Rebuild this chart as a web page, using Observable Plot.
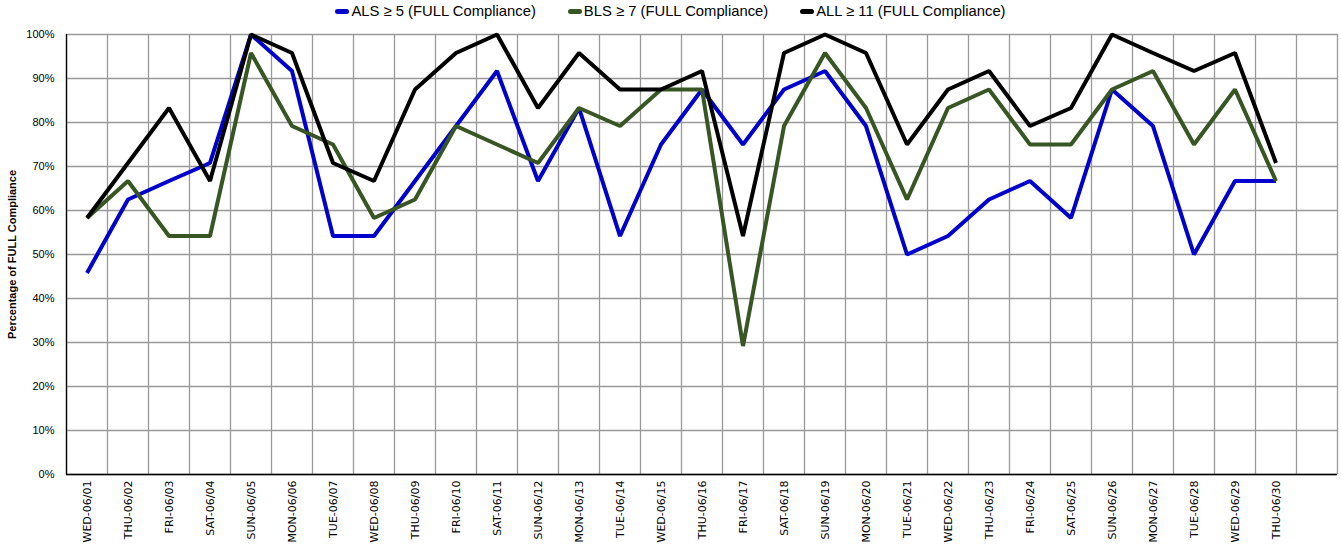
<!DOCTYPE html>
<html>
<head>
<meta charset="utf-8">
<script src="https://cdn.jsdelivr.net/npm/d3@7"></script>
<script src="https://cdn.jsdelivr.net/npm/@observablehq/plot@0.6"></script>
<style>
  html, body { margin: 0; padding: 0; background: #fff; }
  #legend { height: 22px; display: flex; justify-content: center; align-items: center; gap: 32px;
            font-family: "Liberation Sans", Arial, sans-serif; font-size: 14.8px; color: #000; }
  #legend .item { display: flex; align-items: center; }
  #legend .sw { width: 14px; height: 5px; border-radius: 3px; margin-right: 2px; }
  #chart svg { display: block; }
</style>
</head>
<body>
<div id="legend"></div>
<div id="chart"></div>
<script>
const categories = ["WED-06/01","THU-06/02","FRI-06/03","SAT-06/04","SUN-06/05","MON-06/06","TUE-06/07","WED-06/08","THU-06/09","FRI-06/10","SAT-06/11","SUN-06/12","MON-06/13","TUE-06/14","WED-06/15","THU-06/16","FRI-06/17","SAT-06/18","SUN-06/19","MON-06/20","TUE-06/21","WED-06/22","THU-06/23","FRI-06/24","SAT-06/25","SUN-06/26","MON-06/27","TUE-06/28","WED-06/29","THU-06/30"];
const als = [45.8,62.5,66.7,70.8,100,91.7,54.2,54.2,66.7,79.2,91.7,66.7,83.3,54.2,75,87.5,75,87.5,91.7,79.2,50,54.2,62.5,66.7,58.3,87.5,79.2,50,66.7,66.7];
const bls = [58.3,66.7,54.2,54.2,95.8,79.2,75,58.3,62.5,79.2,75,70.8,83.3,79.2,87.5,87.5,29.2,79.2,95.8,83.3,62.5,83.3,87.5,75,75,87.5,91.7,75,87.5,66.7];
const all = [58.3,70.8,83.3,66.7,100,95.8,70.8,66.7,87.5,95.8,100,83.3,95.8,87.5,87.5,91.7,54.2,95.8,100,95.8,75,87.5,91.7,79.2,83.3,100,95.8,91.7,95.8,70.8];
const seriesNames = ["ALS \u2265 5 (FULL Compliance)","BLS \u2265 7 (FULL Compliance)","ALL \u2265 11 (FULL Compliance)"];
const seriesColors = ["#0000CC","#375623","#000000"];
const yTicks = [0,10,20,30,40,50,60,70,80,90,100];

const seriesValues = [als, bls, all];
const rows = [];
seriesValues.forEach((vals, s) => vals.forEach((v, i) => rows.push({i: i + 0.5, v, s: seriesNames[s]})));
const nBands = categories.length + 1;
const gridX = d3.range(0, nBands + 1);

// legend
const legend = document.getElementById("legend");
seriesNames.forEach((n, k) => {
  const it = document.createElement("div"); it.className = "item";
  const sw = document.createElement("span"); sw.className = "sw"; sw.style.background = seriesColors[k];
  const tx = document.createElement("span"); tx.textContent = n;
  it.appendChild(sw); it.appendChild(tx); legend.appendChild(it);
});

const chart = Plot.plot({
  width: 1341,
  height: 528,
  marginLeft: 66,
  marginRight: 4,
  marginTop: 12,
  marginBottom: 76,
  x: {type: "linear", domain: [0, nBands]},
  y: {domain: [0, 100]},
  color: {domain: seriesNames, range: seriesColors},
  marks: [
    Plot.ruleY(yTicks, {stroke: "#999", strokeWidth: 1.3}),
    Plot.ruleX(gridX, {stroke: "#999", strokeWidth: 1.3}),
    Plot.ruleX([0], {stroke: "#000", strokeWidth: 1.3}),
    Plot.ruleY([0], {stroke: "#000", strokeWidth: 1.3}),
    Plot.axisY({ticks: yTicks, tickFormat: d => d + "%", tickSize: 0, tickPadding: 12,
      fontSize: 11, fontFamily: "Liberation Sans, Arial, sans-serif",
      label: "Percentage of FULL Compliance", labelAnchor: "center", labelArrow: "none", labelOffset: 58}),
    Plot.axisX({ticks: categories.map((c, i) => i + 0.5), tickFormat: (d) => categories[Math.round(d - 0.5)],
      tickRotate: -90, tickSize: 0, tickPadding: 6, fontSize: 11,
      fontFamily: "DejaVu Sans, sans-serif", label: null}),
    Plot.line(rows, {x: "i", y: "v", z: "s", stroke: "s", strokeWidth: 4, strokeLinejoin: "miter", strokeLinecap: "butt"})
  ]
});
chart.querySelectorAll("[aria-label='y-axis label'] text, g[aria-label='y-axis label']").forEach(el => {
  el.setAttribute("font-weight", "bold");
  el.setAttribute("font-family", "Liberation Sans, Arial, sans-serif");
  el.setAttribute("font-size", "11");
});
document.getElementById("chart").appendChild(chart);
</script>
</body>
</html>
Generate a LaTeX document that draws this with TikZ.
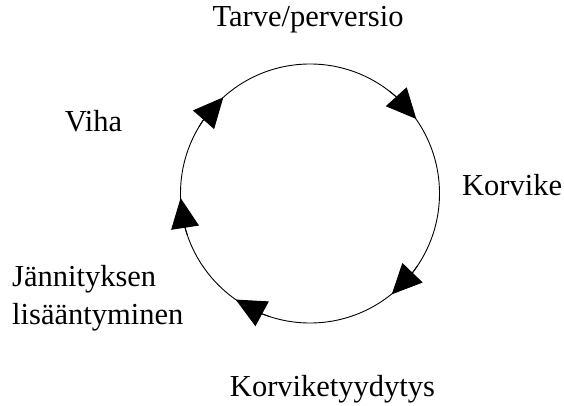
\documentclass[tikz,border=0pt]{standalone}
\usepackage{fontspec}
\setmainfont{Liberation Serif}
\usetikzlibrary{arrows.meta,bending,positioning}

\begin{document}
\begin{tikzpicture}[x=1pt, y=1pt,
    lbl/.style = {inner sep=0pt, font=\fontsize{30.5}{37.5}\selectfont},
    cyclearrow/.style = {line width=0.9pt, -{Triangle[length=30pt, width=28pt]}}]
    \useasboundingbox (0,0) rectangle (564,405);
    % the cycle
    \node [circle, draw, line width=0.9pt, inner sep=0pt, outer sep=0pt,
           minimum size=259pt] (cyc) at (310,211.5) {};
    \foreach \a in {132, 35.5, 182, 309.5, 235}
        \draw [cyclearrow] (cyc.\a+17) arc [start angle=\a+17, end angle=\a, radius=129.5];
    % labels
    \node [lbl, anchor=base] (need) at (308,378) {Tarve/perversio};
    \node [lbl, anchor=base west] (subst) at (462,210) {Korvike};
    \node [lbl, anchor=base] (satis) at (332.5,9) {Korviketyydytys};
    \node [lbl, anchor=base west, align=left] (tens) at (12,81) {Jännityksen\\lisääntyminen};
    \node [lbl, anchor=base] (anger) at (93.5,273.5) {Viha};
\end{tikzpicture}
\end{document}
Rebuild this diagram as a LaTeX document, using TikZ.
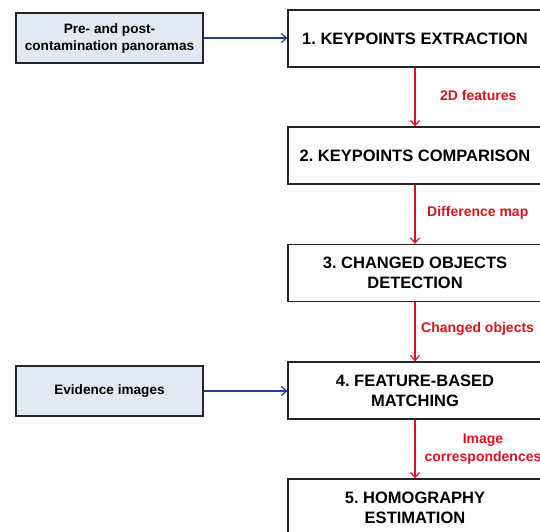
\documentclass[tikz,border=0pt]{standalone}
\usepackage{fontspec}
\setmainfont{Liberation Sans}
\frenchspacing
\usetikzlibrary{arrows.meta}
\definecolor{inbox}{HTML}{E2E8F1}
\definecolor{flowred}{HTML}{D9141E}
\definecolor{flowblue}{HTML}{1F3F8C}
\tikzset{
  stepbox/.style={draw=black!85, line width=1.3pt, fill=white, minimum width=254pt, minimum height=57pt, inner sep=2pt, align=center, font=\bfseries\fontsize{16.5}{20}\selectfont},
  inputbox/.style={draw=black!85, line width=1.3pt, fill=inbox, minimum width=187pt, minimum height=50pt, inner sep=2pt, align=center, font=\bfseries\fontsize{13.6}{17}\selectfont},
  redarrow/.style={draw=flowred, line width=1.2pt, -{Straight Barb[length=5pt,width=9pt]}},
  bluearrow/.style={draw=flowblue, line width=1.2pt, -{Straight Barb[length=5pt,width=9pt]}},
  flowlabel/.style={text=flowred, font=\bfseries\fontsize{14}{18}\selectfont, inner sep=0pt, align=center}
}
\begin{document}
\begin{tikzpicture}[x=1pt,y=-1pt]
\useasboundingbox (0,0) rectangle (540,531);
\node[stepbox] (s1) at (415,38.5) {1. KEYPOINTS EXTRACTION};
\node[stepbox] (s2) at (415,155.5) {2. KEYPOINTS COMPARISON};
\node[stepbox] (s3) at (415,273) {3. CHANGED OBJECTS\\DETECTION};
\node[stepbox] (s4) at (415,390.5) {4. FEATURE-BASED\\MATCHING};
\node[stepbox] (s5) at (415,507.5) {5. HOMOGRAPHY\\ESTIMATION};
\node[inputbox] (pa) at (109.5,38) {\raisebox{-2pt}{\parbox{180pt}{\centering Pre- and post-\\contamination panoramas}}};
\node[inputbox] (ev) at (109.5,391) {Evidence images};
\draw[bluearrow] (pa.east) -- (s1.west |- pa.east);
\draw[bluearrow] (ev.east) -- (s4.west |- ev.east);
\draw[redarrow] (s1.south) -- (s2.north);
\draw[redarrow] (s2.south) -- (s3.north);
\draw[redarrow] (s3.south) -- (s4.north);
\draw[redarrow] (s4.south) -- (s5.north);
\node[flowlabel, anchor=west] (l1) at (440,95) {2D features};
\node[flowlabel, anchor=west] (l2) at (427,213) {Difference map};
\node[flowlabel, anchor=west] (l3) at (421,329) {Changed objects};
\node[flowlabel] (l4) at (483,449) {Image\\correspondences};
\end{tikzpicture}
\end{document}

________________

• [Request]: Among the entries above, identify all lines with "this" and copy them.

• [Solved problem]:
Rebuild this chart as a web page, using Observable Plot.
Generate a LaTeX document that draws this with TikZ.
Rebuild this diagram as a LaTeX document, using TikZ.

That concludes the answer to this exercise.